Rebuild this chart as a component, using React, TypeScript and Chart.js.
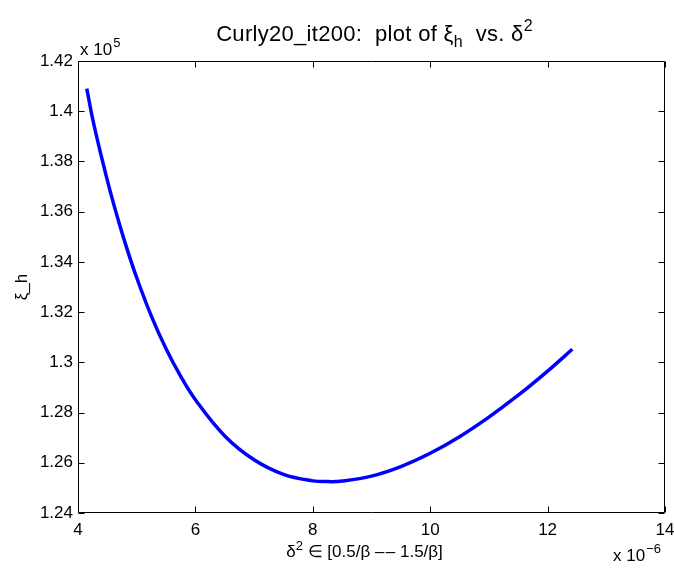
import React, { useEffect, useRef } from "react";
import { Chart, registerables } from "chart.js";

Chart.register(...registerables);

// delta^2 (in units of 1e-6)
const deltaSq: number[] = [
  4.15, 4.25, 4.4, 4.55, 4.7, 4.85, 5.0, 5.25, 5.5, 5.75, 6.0, 6.5, 7.0, 7.5, 8.0,
  8.27, 8.5, 9.0, 9.5, 10.0, 10.5, 11.0, 11.5, 12.0, 12.42,
];
// xi_h (in units of 1e5)
const xiH: number[] = [
  1.409, 1.3969, 1.3818, 1.368, 1.3555, 1.3441, 1.3337, 1.3184, 1.3054, 1.2944,
  1.2851, 1.2707, 1.2612, 1.2554, 1.2528, 1.2525, 1.2527, 1.2547, 1.2585, 1.2638,
  1.2704, 1.2782, 1.2869, 1.2965, 1.3052,
];
const xTicks: number[] = [4, 6, 8, 10, 12, 14];
const yTicks: number[] = [1.24, 1.26, 1.28, 1.3, 1.32, 1.34, 1.36, 1.38, 1.4, 1.42];

const titleMain = "Curly20_it200:  plot of ξ";
const titleSub = "h";
const titleMid = "  vs. δ";
const titleSup = "2";
const xLabelA = "δ";
const xLabelSup = "2";
const xLabelB = " ∈ [0.5/β \u2013\u200A\u2013 1.5/β]";
const yLabel = "ξ_h";
const FONT = "'Liberation Sans', Arial, Helvetica, sans-serif";

const decorPlugin = {
  id: "decor",
  afterDraw(chart: any) {
    const ctx = chart.ctx as CanvasRenderingContext2D;
    const { left, right, top, bottom } = chart.chartArea;
    const xs = chart.scales.x;
    const ys = chart.scales.y;
    ctx.save();
    ctx.strokeStyle = "#000";
    ctx.lineWidth = 1;
    const L = Math.round(left) + 0.5;
    const R = Math.round(right) - 0.5;
    const T = Math.round(top) + 0.5;
    const B = Math.round(bottom) - 0.5;
    ctx.beginPath();
    ctx.rect(L, T, R - L, B - T);
    ctx.stroke();
    const tl = 6;
    ctx.beginPath();
    xTicks.forEach((v) => {
      const px = Math.round(xs.getPixelForValue(v)) + 0.5;
      ctx.moveTo(px, B);
      ctx.lineTo(px, B - tl);
      ctx.moveTo(px, T);
      ctx.lineTo(px, T + tl);
    });
    yTicks.forEach((v) => {
      const py = Math.round(ys.getPixelForValue(v)) + 0.5;
      ctx.moveTo(L, py);
      ctx.lineTo(L + tl, py);
      ctx.moveTo(R, py);
      ctx.lineTo(R - tl, py);
    });
    ctx.stroke();

    ctx.fillStyle = "#000";
    ctx.textBaseline = "alphabetic";
    ctx.textAlign = "left";
    // Title
    const c2 = ctx as any;
    c2.letterSpacing = "0.3px";
    const cx = (left + right) / 2 + 3;
    const big = `22px ${FONT}`;
    const small = `16px ${FONT}`;
    ctx.font = big;
    const w1 = ctx.measureText(titleMain).width;
    const w3 = ctx.measureText(titleMid).width;
    ctx.font = small;
    const w2 = ctx.measureText(titleSub).width;
    const w4 = ctx.measureText(titleSup).width;
    let x0 = cx - (w1 + w2 + w3 + w4) / 2;
    const ty = 41;
    ctx.font = big;
    ctx.fillText(titleMain, x0, ty);
    x0 += w1;
    ctx.font = small;
    ctx.fillText(titleSub, x0, ty + 6);
    x0 += w2;
    ctx.font = big;
    ctx.fillText(titleMid, x0, ty);
    x0 += w3;
    ctx.font = small;
    ctx.fillText(titleSup, x0, ty - 10);
    c2.letterSpacing = "0px";

    // x label
    const mid = `17px ${FONT}`;
    const sm2 = `13px ${FONT}`;
    ctx.font = mid;
    const a = ctx.measureText(xLabelA).width;
    const b = ctx.measureText(xLabelB).width;
    ctx.font = sm2;
    const s = ctx.measureText(xLabelSup).width;
    let lx = (left + right) / 2 - (a + b + s) / 2 - 7;
    const ly = 557;
    ctx.font = mid;
    ctx.fillText(xLabelA, lx, ly);
    lx += a;
    ctx.font = sm2;
    ctx.fillText(xLabelSup, lx, ly - 7);
    lx += s;
    ctx.font = mid;
    ctx.fillText(xLabelB, lx, ly);

    // exponent labels
    ctx.font = mid;
    ctx.fillText("x 10", 80, 55);
    let ew = ctx.measureText("x 10").width;
    ctx.font = sm2;
    ctx.fillText("5", 80 + ew + 1, 47);
    ctx.font = mid;
    ctx.fillText("x 10", 613, 561);
    ew = ctx.measureText("x 10").width;
    ctx.font = sm2;
    ctx.fillText("\u2212" + "6", 613 + ew + 1, 553);

    // y label
    ctx.save();
    ctx.translate(27, (top + bottom) / 2);
    ctx.rotate(-Math.PI / 2);
    ctx.font = mid;
    ctx.textAlign = "center";
    ctx.fillText(yLabel, 0, 0);
    ctx.restore();
    ctx.restore();
  },
};

export default function App() {
  const ref = useRef<HTMLCanvasElement | null>(null);
  useEffect(() => {
    if (!ref.current) return;
    const chart = new Chart(ref.current, {
      type: "line",
      data: {
        datasets: [
          {
            data: deltaSq.map((x, i) => ({ x, y: xiH[i] })),
            borderColor: "#0000ff",
            borderWidth: 3.5,
            pointRadius: 0,
            fill: false,
            tension: 0.4,
          },
        ],
      },
      options: {
        animation: false,
        responsive: false,
        maintainAspectRatio: false,
        layout: { padding: { left: 0, top: 61, right: 9, bottom: 0 } },
        plugins: { legend: { display: false }, tooltip: { enabled: false }, title: { display: false } },
        scales: {
          x: {
            type: "linear",
            min: 4,
            max: 14,
            afterBuildTicks: (scale: any) => {
              scale.ticks = xTicks.map((v) => ({ value: v }));
            },
            afterFit: (scale: any) => {
              scale.height = 55;
              scale.paddingLeft = 0;
              scale.paddingRight = 0;
            },
            grid: { display: false, drawTicks: false },
            border: { display: false },
            ticks: {
              color: "#000",
              padding: 7,
              maxRotation: 0,
              font: { family: FONT, size: 17 },
              callback: (v: any) => String(Number(Number(v).toFixed(2))),
            },
          },
          y: {
            type: "linear",
            min: 1.24,
            max: 1.42,
            afterBuildTicks: (scale: any) => {
              scale.ticks = yTicks.map((v) => ({ value: v }));
            },
            afterFit: (scale: any) => {
              scale.width = 78;
              scale.paddingTop = 0;
              scale.paddingBottom = 0;
            },
            grid: { display: false, drawTicks: false },
            border: { display: false },
            ticks: {
              color: "#000",
              padding: 5,
              font: { family: FONT, size: 17 },
              callback: (v: any) => String(Number(Number(v).toFixed(2))),
            },
          },
        },
      },
      plugins: [decorPlugin],
    } as any);
    return () => chart.destroy();
  }, []);
  return (
    <div style={{ position: "fixed", left: 0, top: 0, width: 674, height: 568, background: "#fff" }}>
      <canvas ref={ref} width={674} height={568} style={{ width: 674, height: 568 }} />
    </div>
  );
}
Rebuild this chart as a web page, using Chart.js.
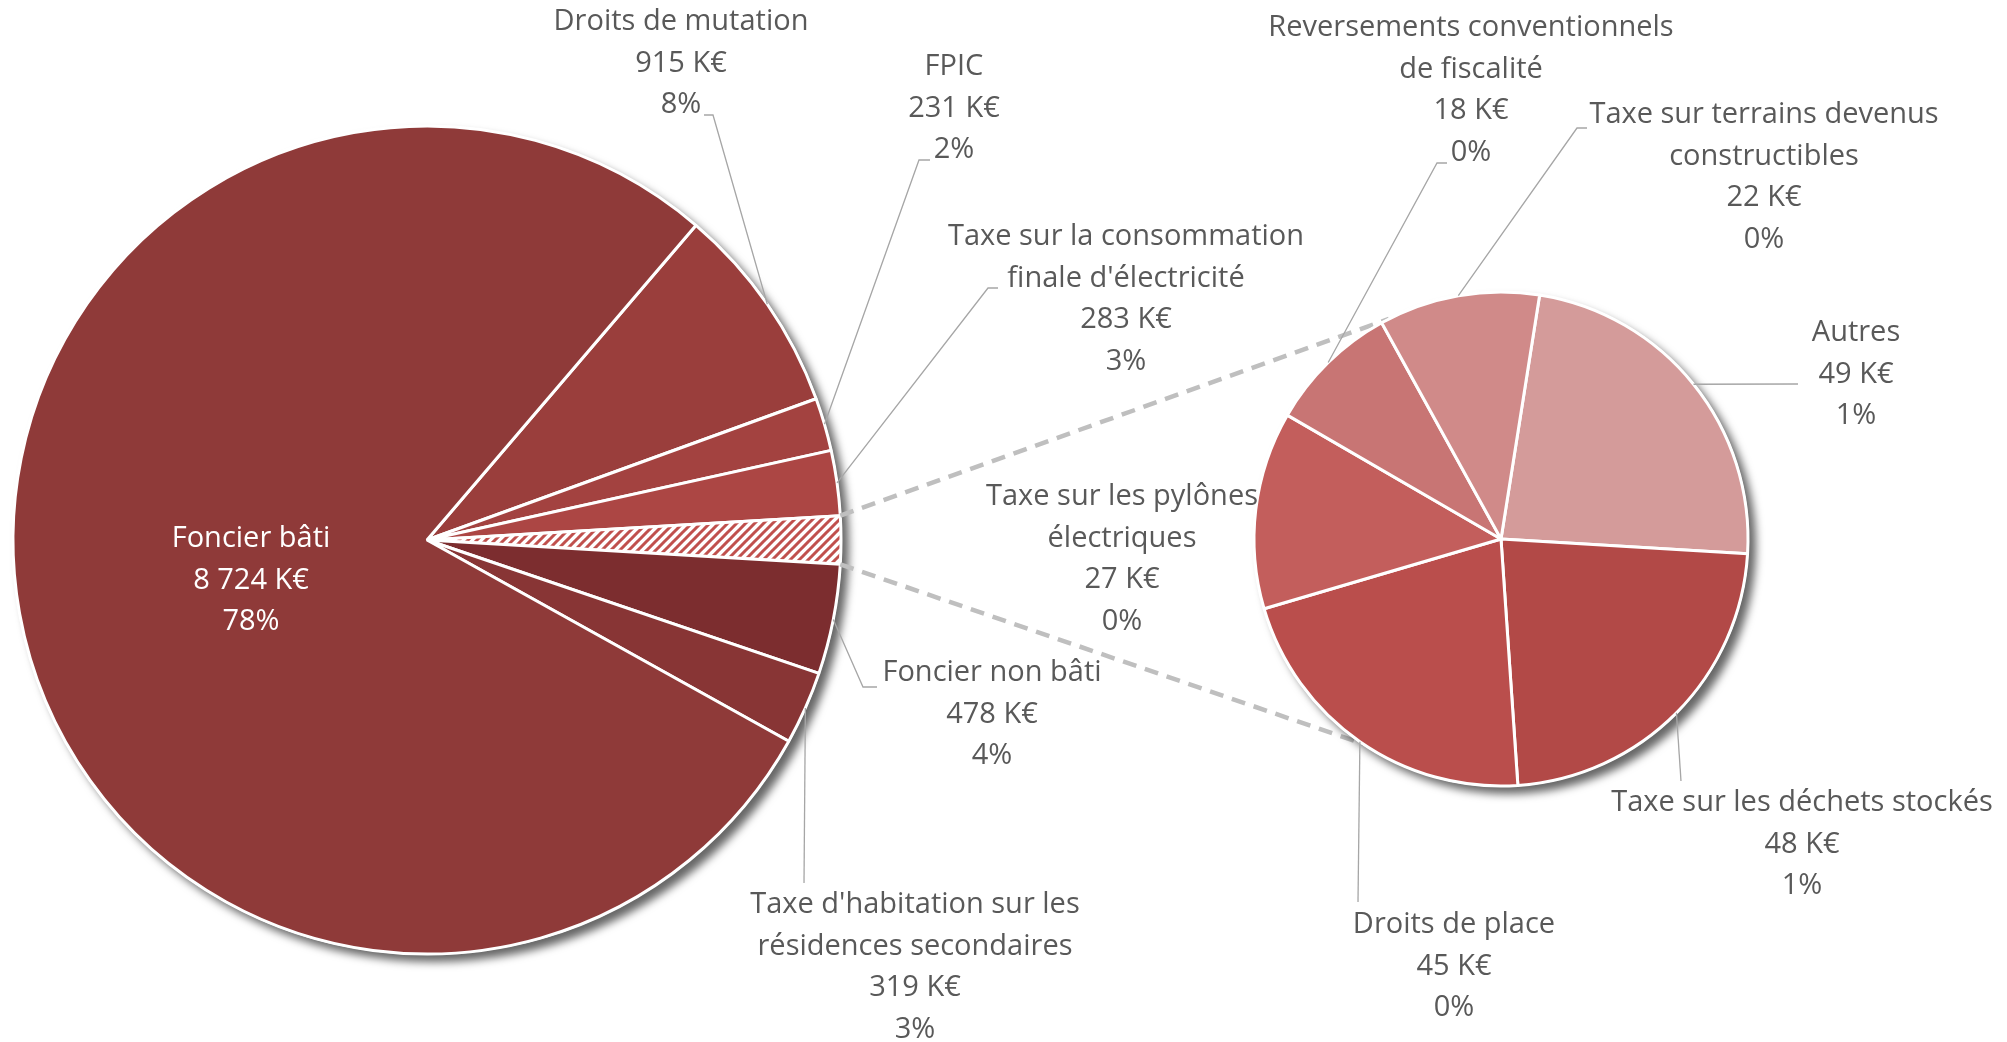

··········

Repeat the listing verbatim. Skip the pictures.

TASK OUTPUT.
Rebuild this chart as a component, using React, TypeScript and Chart.js.
import React, { useEffect, useRef } from "react";
import { Chart, registerables } from "chart.js";

Chart.register(...registerables);

// delta^2 (in units of 1e-6)
const deltaSq: number[] = [
  4.15, 4.25, 4.4, 4.55, 4.7, 4.85, 5.0, 5.25, 5.5, 5.75, 6.0, 6.5, 7.0, 7.5, 8.0,
  8.27, 8.5, 9.0, 9.5, 10.0, 10.5, 11.0, 11.5, 12.0, 12.42,
];
// xi_h (in units of 1e5)
const xiH: number[] = [
  1.409, 1.3969, 1.3818, 1.368, 1.3555, 1.3441, 1.3337, 1.3184, 1.3054, 1.2944,
  1.2851, 1.2707, 1.2612, 1.2554, 1.2528, 1.2525, 1.2527, 1.2547, 1.2585, 1.2638,
  1.2704, 1.2782, 1.2869, 1.2965, 1.3052,
];
const xTicks: number[] = [4, 6, 8, 10, 12, 14];
const yTicks: number[] = [1.24, 1.26, 1.28, 1.3, 1.32, 1.34, 1.36, 1.38, 1.4, 1.42];

const titleMain = "Curly20_it200:  plot of ξ";
const titleSub = "h";
const titleMid = "  vs. δ";
const titleSup = "2";
const xLabelA = "δ";
const xLabelSup = "2";
const xLabelB = " ∈ [0.5/β \u2013\u200A\u2013 1.5/β]";
const yLabel = "ξ_h";
const FONT = "'Liberation Sans', Arial, Helvetica, sans-serif";

const decorPlugin = {
  id: "decor",
  afterDraw(chart: any) {
    const ctx = chart.ctx as CanvasRenderingContext2D;
    const { left, right, top, bottom } = chart.chartArea;
    const xs = chart.scales.x;
    const ys = chart.scales.y;
    ctx.save();
    ctx.strokeStyle = "#000";
    ctx.lineWidth = 1;
    const L = Math.round(left) + 0.5;
    const R = Math.round(right) - 0.5;
    const T = Math.round(top) + 0.5;
    const B = Math.round(bottom) - 0.5;
    ctx.beginPath();
    ctx.rect(L, T, R - L, B - T);
    ctx.stroke();
    const tl = 6;
    ctx.beginPath();
    xTicks.forEach((v) => {
      const px = Math.round(xs.getPixelForValue(v)) + 0.5;
      ctx.moveTo(px, B);
      ctx.lineTo(px, B - tl);
      ctx.moveTo(px, T);
      ctx.lineTo(px, T + tl);
    });
    yTicks.forEach((v) => {
      const py = Math.round(ys.getPixelForValue(v)) + 0.5;
      ctx.moveTo(L, py);
      ctx.lineTo(L + tl, py);
      ctx.moveTo(R, py);
      ctx.lineTo(R - tl, py);
    });
    ctx.stroke();

    ctx.fillStyle = "#000";
    ctx.textBaseline = "alphabetic";
    ctx.textAlign = "left";
    // Title
    const c2 = ctx as any;
    c2.letterSpacing = "0.3px";
    const cx = (left + right) / 2 + 3;
    const big = `22px ${FONT}`;
    const small = `16px ${FONT}`;
    ctx.font = big;
    const w1 = ctx.measureText(titleMain).width;
    const w3 = ctx.measureText(titleMid).width;
    ctx.font = small;
    const w2 = ctx.measureText(titleSub).width;
    const w4 = ctx.measureText(titleSup).width;
    let x0 = cx - (w1 + w2 + w3 + w4) / 2;
    const ty = 41;
    ctx.font = big;
    ctx.fillText(titleMain, x0, ty);
    x0 += w1;
    ctx.font = small;
    ctx.fillText(titleSub, x0, ty + 6);
    x0 += w2;
    ctx.font = big;
    ctx.fillText(titleMid, x0, ty);
    x0 += w3;
    ctx.font = small;
    ctx.fillText(titleSup, x0, ty - 10);
    c2.letterSpacing = "0px";

    // x label
    const mid = `17px ${FONT}`;
    const sm2 = `13px ${FONT}`;
    ctx.font = mid;
    const a = ctx.measureText(xLabelA).width;
    const b = ctx.measureText(xLabelB).width;
    ctx.font = sm2;
    const s = ctx.measureText(xLabelSup).width;
    let lx = (left + right) / 2 - (a + b + s) / 2 - 7;
    const ly = 557;
    ctx.font = mid;
    ctx.fillText(xLabelA, lx, ly);
    lx += a;
    ctx.font = sm2;
    ctx.fillText(xLabelSup, lx, ly - 7);
    lx += s;
    ctx.font = mid;
    ctx.fillText(xLabelB, lx, ly);

    // exponent labels
    ctx.font = mid;
    ctx.fillText("x 10", 80, 55);
    let ew = ctx.measureText("x 10").width;
    ctx.font = sm2;
    ctx.fillText("5", 80 + ew + 1, 47);
    ctx.font = mid;
    ctx.fillText("x 10", 613, 561);
    ew = ctx.measureText("x 10").width;
    ctx.font = sm2;
    ctx.fillText("\u2212" + "6", 613 + ew + 1, 553);

    // y label
    ctx.save();
    ctx.translate(27, (top + bottom) / 2);
    ctx.rotate(-Math.PI / 2);
    ctx.font = mid;
    ctx.textAlign = "center";
    ctx.fillText(yLabel, 0, 0);
    ctx.restore();
    ctx.restore();
  },
};

export default function App() {
  const ref = useRef<HTMLCanvasElement | null>(null);
  useEffect(() => {
    if (!ref.current) return;
    const chart = new Chart(ref.current, {
      type: "line",
      data: {
        datasets: [
          {
            data: deltaSq.map((x, i) => ({ x, y: xiH[i] })),
            borderColor: "#0000ff",
            borderWidth: 3.5,
            pointRadius: 0,
            fill: false,
            tension: 0.4,
          },
        ],
      },
      options: {
        animation: false,
        responsive: false,
        maintainAspectRatio: false,
        layout: { padding: { left: 0, top: 61, right: 9, bottom: 0 } },
        plugins: { legend: { display: false }, tooltip: { enabled: false }, title: { display: false } },
        scales: {
          x: {
            type: "linear",
            min: 4,
            max: 14,
            afterBuildTicks: (scale: any) => {
              scale.ticks = xTicks.map((v) => ({ value: v }));
            },
            afterFit: (scale: any) => {
              scale.height = 55;
              scale.paddingLeft = 0;
              scale.paddingRight = 0;
            },
            grid: { display: false, drawTicks: false },
            border: { display: false },
            ticks: {
              color: "#000",
              padding: 7,
              maxRotation: 0,
              font: { family: FONT, size: 17 },
              callback: (v: any) => String(Number(Number(v).toFixed(2))),
            },
          },
          y: {
            type: "linear",
            min: 1.24,
            max: 1.42,
            afterBuildTicks: (scale: any) => {
              scale.ticks = yTicks.map((v) => ({ value: v }));
            },
            afterFit: (scale: any) => {
              scale.width = 78;
              scale.paddingTop = 0;
              scale.paddingBottom = 0;
            },
            grid: { display: false, drawTicks: false },
            border: { display: false },
            ticks: {
              color: "#000",
              padding: 5,
              font: { family: FONT, size: 17 },
              callback: (v: any) => String(Number(Number(v).toFixed(2))),
            },
          },
        },
      },
      plugins: [decorPlugin],
    } as any);
    return () => chart.destroy();
  }, []);
  return (
    <div style={{ position: "fixed", left: 0, top: 0, width: 674, height: 568, background: "#fff" }}>
      <canvas ref={ref} width={674} height={568} style={{ width: 674, height: 568 }} />
    </div>
  );
}
Rebuild this chart as a web page, using Chart.js.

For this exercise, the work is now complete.